JOB » Return the material word for word. Do not include pictures.

===== SOURCE MATERIAL

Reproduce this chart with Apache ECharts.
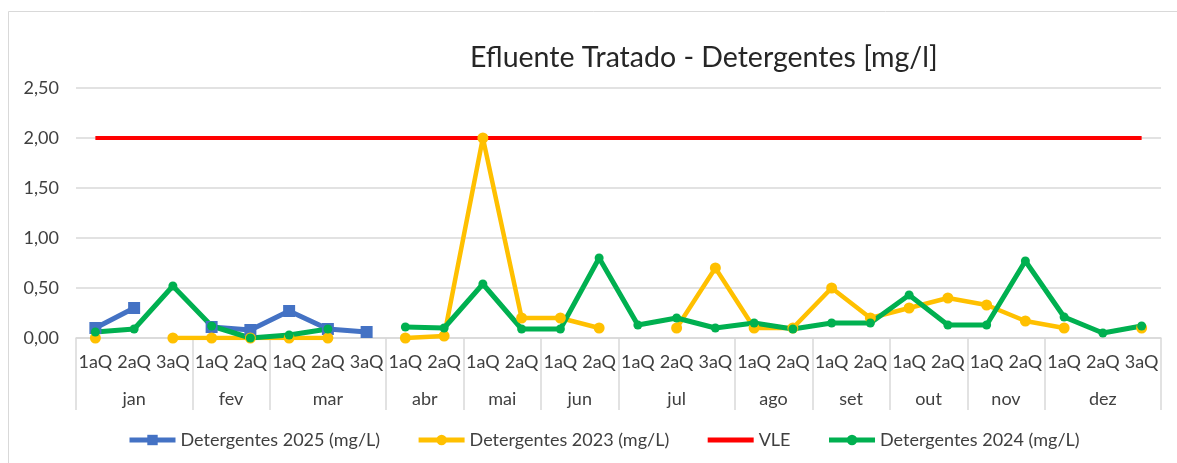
<!DOCTYPE html>
<html>
<head>
<meta charset="utf-8">
<title>Efluente Tratado - Detergentes</title>
<script src="https://cdn.jsdelivr.net/npm/echarts@6/dist/echarts.min.js"></script>
<style>
  html, body { margin: 0; padding: 0; background: #fff; }
  #chart { width: 1177px; height: 463px; }
</style>
</head>
<body>
<div id="chart"></div>
<script>
// months and how many fortnights (quinzenas) each one has
const months = ['jan', 'fev', 'mar', 'abr', 'mai', 'jun', 'jul', 'ago', 'set', 'out', 'nov', 'dez'];
const monthCounts = [3, 2, 3, 2, 2, 2, 3, 2, 2, 2, 2, 3];
const subLabels = ['1aQ', '2aQ', '3aQ'];
const yTicks = [0, 0.5, 1, 1.5, 2, 2.5];

const det2025 = [0.10, 0.30, null, 0.11, 0.08, 0.27, 0.09, 0.06,
  null, null, null, null, null, null, null, null, null, null, null, null,
  null, null, null, null, null, null, null, null];
const det2023 = [0.00, null, 0.00, 0.00, 0.00, 0.00, 0.00, null,
  0.00, 0.02, 2.00, 0.20, 0.20, 0.10, null, 0.10, 0.70, 0.10, 0.10, 0.50,
  0.20, 0.30, 0.40, 0.33, 0.17, 0.10, null, 0.10];
const vle = [2, 2, 2, 2, 2, 2, 2, 2, 2, 2, 2, 2, 2, 2,
  2, 2, 2, 2, 2, 2, 2, 2, 2, 2, 2, 2, 2, 2];
const det2024 = [0.06, 0.09, 0.52, 0.12, 0.00, 0.03, 0.09, null,
  0.11, 0.10, 0.54, 0.09, 0.09, 0.80, 0.13, 0.20, 0.10, 0.15, 0.09, 0.15,
  0.15, 0.43, 0.13, 0.13, 0.77, 0.21, 0.05, 0.12];

// flat category list + month boundaries / centres for the second axis row
const categories = [];
const monthEdges = [0];
const monthCenters = [];
monthCounts.forEach((n, m) => {
  const start = monthEdges[monthEdges.length - 1];
  for (let i = 0; i < n; i++) categories.push(months[m] + ' ' + subLabels[i]);
  monthEdges.push(start + n);
  monthCenters.push(start + n / 2);
});

const font = 'Lato, "Open Sans", sans-serif';
const textColor = '#404040';
const gridColor = '#d9d9d9';

const chart = echarts.init(document.getElementById('chart'));

function lineSeries(name, data, color, symbol, size, width) {
  return {
    name: name,
    type: 'line',
    data: data,
    symbol: symbol,
    symbolSize: size,
    showSymbol: size > 0,
    showAllSymbol: true,
    lineStyle: { color: color, width: width },
    itemStyle: { color: color },
    emphasis: { disabled: true },
  };
}

chart.setOption({
  animation: false,
  backgroundColor: '#fff',
  title: {
    text: 'Efluente Tratado - Detergentes [mg/l]',
    left: 470,
    top: 43,
    padding: 0,
    textStyle: { fontFamily: font, fontSize: 28.5, fontWeight: 'normal', color: '#262626' },
  },
  graphic: [{
    type: 'rect',
    shape: { x: 8.5, y: 11.5, width: 1300, height: 600 },
    style: { fill: null, stroke: gridColor, lineWidth: 1 },
    silent: true,
  }],
  legend: {
    left: 127,
    top: 431,
    padding: 0,
    itemWidth: 46,
    itemHeight: 13,
    itemGap: 36,
    lineStyle: { width: 5 },
    textStyle: { fontFamily: font, fontSize: 18, color: textColor },
    data: [
      'Detergentes 2025 (mg/L)',
      'Detergentes 2023 (mg/L)',
      { name: 'VLE', itemStyle: { opacity: 0 } },
      'Detergentes 2024 (mg/L)',
    ],
  },
  grid: { left: 76, right: 16, top: 88, bottom: 125 },
  xAxis: [{
    type: 'category',
    data: categories,
    position: 'bottom',
    axisLine: { lineStyle: { color: gridColor, width: 1.5 } },
    axisTick: { show: false },
    axisLabel: {
      interval: 0,
      margin: 15,
      fontFamily: font,
      fontSize: 18,
      color: textColor,
      formatter: v => v.split(' ')[1],
    },
  }, {
    type: 'value',
    min: 0,
    max: categories.length,
    position: 'bottom',
    axisLine: { show: false },
    splitLine: { show: false },
    axisTick: {
      show: true,
      length: 72,
      customValues: monthEdges,
      lineStyle: { color: gridColor, width: 1.5 },
    },
    axisLabel: {
      margin: 52,
      customValues: monthCenters,
      fontFamily: font,
      fontSize: 18,
      color: textColor,
      formatter: v => months[monthCenters.indexOf(v)],
    },
  }],
  yAxis: {
    type: 'value',
    min: yTicks[0],
    max: yTicks[yTicks.length - 1],
    interval: 0.5,
    axisLine: { show: false },
    axisTick: { show: false },
    splitLine: { lineStyle: { color: gridColor, width: 1.5 } },
    axisLabel: {
      margin: 17,
      fontFamily: font,
      fontSize: 18,
      color: textColor,
      formatter: v => v.toFixed(2).replace('.', ','),
    },
  },
  series: [
    lineSeries('Detergentes 2025 (mg/L)', det2025, '#4472c4', 'rect', 12, 5),
    lineSeries('Detergentes 2023 (mg/L)', det2023, '#ffc000', 'circle', 11, 4.5),
    lineSeries('VLE', vle, '#ff0000', 'none', 0, 4),
    lineSeries('Detergentes 2024 (mg/L)', det2024, '#00b050', 'circle', 9, 5),
  ],
});
</script>
</body>
</html>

==========

ANSWER TO THE PROBLEM »
Reproduce this chart with Apache ECharts.
<!DOCTYPE html>
<html>
<head>
<meta charset="utf-8">
<title>Efluente Tratado - Detergentes</title>
<script src="https://cdn.jsdelivr.net/npm/echarts@6/dist/echarts.min.js"></script>
<style>
  html, body { margin: 0; padding: 0; background: #fff; }
  #chart { width: 1177px; height: 463px; }
</style>
</head>
<body>
<div id="chart"></div>
<script>
// months and how many fortnights (quinzenas) each one has
const months = ['jan', 'fev', 'mar', 'abr', 'mai', 'jun', 'jul', 'ago', 'set', 'out', 'nov', 'dez'];
const monthCounts = [3, 2, 3, 2, 2, 2, 3, 2, 2, 2, 2, 3];
const subLabels = ['1aQ', '2aQ', '3aQ'];
const yTicks = [0, 0.5, 1, 1.5, 2, 2.5];

const det2025 = [0.10, 0.30, null, 0.11, 0.08, 0.27, 0.09, 0.06,
  null, null, null, null, null, null, null, null, null, null, null, null,
  null, null, null, null, null, null, null, null];
const det2023 = [0.00, null, 0.00, 0.00, 0.00, 0.00, 0.00, null,
  0.00, 0.02, 2.00, 0.20, 0.20, 0.10, null, 0.10, 0.70, 0.10, 0.10, 0.50,
  0.20, 0.30, 0.40, 0.33, 0.17, 0.10, null, 0.10];
const vle = [2, 2, 2, 2, 2, 2, 2, 2, 2, 2, 2, 2, 2, 2,
  2, 2, 2, 2, 2, 2, 2, 2, 2, 2, 2, 2, 2, 2];
const det2024 = [0.06, 0.09, 0.52, 0.12, 0.00, 0.03, 0.09, null,
  0.11, 0.10, 0.54, 0.09, 0.09, 0.80, 0.13, 0.20, 0.10, 0.15, 0.09, 0.15,
  0.15, 0.43, 0.13, 0.13, 0.77, 0.21, 0.05, 0.12];

// flat category list + month boundaries / centres for the second axis row
const categories = [];
const monthEdges = [0];
const monthCenters = [];
monthCounts.forEach((n, m) => {
  const start = monthEdges[monthEdges.length - 1];
  for (let i = 0; i < n; i++) categories.push(months[m] + ' ' + subLabels[i]);
  monthEdges.push(start + n);
  monthCenters.push(start + n / 2);
});

const font = 'Lato, "Open Sans", sans-serif';
const textColor = '#404040';
const gridColor = '#d9d9d9';

const chart = echarts.init(document.getElementById('chart'));

function lineSeries(name, data, color, symbol, size, width) {
  return {
    name: name,
    type: 'line',
    data: data,
    symbol: symbol,
    symbolSize: size,
    showSymbol: size > 0,
    showAllSymbol: true,
    lineStyle: { color: color, width: width },
    itemStyle: { color: color },
    emphasis: { disabled: true },
  };
}

chart.setOption({
  animation: false,
  backgroundColor: '#fff',
  title: {
    text: 'Efluente Tratado - Detergentes [mg/l]',
    left: 470,
    top: 43,
    padding: 0,
    textStyle: { fontFamily: font, fontSize: 28.5, fontWeight: 'normal', color: '#262626' },
  },
  graphic: [{
    type: 'rect',
    shape: { x: 8.5, y: 11.5, width: 1300, height: 600 },
    style: { fill: null, stroke: gridColor, lineWidth: 1 },
    silent: true,
  }],
  legend: {
    left: 127,
    top: 431,
    padding: 0,
    itemWidth: 46,
    itemHeight: 13,
    itemGap: 36,
    lineStyle: { width: 5 },
    textStyle: { fontFamily: font, fontSize: 18, color: textColor },
    data: [
      'Detergentes 2025 (mg/L)',
      'Detergentes 2023 (mg/L)',
      { name: 'VLE', itemStyle: { opacity: 0 } },
      'Detergentes 2024 (mg/L)',
    ],
  },
  grid: { left: 76, right: 16, top: 88, bottom: 125 },
  xAxis: [{
    type: 'category',
    data: categories,
    position: 'bottom',
    axisLine: { lineStyle: { color: gridColor, width: 1.5 } },
    axisTick: { show: false },
    axisLabel: {
      interval: 0,
      margin: 15,
      fontFamily: font,
      fontSize: 18,
      color: textColor,
      formatter: v => v.split(' ')[1],
    },
  }, {
    type: 'value',
    min: 0,
    max: categories.length,
    position: 'bottom',
    axisLine: { show: false },
    splitLine: { show: false },
    axisTick: {
      show: true,
      length: 72,
      customValues: monthEdges,
      lineStyle: { color: gridColor, width: 1.5 },
    },
    axisLabel: {
      margin: 52,
      customValues: monthCenters,
      fontFamily: font,
      fontSize: 18,
      color: textColor,
      formatter: v => months[monthCenters.indexOf(v)],
    },
  }],
  yAxis: {
    type: 'value',
    min: yTicks[0],
    max: yTicks[yTicks.length - 1],
    interval: 0.5,
    axisLine: { show: false },
    axisTick: { show: false },
    splitLine: { lineStyle: { color: gridColor, width: 1.5 } },
    axisLabel: {
      margin: 17,
      fontFamily: font,
      fontSize: 18,
      color: textColor,
      formatter: v => v.toFixed(2).replace('.', ','),
    },
  },
  series: [
    lineSeries('Detergentes 2025 (mg/L)', det2025, '#4472c4', 'rect', 12, 5),
    lineSeries('Detergentes 2023 (mg/L)', det2023, '#ffc000', 'circle', 11, 4.5),
    lineSeries('VLE', vle, '#ff0000', 'none', 0, 4),
    lineSeries('Detergentes 2024 (mg/L)', det2024, '#00b050', 'circle', 9, 5),
  ],
});
</script>
</body>
</html>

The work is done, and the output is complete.